▶ [EXERCISE TASK]
Determine the count of lines holding "chart" and give that count alone.

▶ [DATASET SECTION]
·····

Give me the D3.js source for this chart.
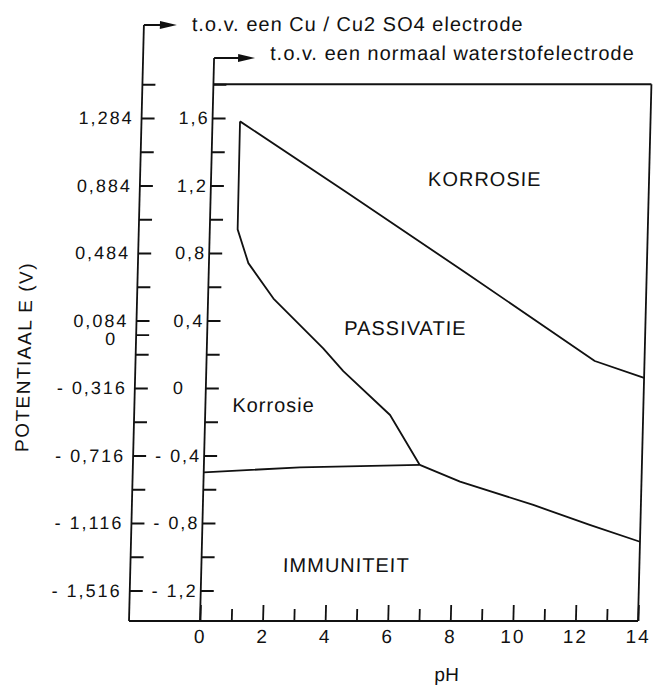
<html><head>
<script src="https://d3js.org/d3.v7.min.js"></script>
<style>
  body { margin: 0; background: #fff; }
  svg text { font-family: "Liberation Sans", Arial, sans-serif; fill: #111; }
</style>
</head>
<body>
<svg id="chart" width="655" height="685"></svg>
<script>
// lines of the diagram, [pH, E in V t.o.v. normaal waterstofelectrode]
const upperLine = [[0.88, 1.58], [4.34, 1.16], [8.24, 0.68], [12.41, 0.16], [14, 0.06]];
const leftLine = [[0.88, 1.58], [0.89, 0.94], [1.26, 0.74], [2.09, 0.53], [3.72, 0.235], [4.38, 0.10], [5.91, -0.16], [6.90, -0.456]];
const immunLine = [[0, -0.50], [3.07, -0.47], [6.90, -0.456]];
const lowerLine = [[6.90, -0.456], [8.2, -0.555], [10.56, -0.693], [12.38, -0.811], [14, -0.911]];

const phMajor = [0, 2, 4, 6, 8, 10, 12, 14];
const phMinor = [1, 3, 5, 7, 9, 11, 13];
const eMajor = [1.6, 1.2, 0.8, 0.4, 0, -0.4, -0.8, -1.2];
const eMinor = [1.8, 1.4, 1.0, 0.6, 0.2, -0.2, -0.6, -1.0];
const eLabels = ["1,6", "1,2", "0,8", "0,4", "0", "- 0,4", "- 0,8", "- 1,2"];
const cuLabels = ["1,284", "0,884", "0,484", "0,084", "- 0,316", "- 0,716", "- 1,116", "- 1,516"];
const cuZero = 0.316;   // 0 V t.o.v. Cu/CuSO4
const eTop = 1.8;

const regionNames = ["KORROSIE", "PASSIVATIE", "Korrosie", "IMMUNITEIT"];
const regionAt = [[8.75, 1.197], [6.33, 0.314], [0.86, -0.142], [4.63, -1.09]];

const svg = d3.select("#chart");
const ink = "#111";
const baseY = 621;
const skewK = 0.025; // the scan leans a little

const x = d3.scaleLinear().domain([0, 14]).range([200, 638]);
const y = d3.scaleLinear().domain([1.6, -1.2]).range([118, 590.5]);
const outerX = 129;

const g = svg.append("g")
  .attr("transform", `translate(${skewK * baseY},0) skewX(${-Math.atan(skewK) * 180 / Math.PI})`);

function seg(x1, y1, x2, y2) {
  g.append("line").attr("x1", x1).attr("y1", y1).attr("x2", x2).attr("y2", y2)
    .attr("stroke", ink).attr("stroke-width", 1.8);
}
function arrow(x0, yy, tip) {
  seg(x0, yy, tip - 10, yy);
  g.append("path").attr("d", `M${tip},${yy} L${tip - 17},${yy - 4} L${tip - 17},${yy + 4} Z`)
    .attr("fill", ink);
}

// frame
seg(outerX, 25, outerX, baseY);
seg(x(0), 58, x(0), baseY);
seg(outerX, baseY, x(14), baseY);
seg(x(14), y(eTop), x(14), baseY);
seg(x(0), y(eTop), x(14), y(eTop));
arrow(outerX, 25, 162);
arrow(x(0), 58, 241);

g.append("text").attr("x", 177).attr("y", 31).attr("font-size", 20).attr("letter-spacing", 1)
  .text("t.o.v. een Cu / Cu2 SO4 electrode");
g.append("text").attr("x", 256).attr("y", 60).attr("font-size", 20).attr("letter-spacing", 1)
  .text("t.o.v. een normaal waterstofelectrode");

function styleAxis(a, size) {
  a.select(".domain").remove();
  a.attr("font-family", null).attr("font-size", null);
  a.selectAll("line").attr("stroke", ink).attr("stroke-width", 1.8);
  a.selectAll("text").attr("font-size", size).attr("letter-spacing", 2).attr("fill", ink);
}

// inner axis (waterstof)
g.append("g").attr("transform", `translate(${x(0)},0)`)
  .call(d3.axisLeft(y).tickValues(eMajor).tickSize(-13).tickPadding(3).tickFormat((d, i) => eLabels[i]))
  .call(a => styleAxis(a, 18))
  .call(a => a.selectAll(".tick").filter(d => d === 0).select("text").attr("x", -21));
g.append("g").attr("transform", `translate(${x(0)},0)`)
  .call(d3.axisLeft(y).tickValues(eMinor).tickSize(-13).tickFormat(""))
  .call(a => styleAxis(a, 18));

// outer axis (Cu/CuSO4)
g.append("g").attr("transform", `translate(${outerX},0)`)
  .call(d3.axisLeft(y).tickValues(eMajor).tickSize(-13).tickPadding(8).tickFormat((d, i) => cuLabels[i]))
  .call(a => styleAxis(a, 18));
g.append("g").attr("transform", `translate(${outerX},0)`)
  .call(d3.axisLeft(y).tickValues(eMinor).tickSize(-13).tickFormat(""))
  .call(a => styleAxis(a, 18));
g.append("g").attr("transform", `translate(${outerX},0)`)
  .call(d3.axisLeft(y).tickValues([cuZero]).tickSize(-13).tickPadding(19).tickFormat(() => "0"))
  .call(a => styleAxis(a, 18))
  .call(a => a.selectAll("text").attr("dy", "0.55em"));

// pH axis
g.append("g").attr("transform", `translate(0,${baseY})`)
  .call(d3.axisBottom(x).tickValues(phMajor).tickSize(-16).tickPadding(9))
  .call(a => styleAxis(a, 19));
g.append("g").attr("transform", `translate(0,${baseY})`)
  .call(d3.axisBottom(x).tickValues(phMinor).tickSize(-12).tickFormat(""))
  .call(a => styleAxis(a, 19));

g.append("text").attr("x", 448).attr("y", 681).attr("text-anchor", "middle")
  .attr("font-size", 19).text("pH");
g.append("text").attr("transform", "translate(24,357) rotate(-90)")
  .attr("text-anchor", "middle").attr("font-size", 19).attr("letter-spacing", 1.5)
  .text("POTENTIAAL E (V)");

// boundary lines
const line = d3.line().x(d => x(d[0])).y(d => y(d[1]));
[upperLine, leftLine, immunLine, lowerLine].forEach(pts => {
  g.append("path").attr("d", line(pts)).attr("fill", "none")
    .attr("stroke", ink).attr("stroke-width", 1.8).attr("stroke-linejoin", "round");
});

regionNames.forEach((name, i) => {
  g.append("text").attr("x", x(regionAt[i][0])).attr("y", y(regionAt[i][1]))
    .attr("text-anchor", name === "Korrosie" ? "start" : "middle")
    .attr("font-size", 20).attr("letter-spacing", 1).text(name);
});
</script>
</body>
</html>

·····

▶ [RESULT FOR THIS EXERCISE]
3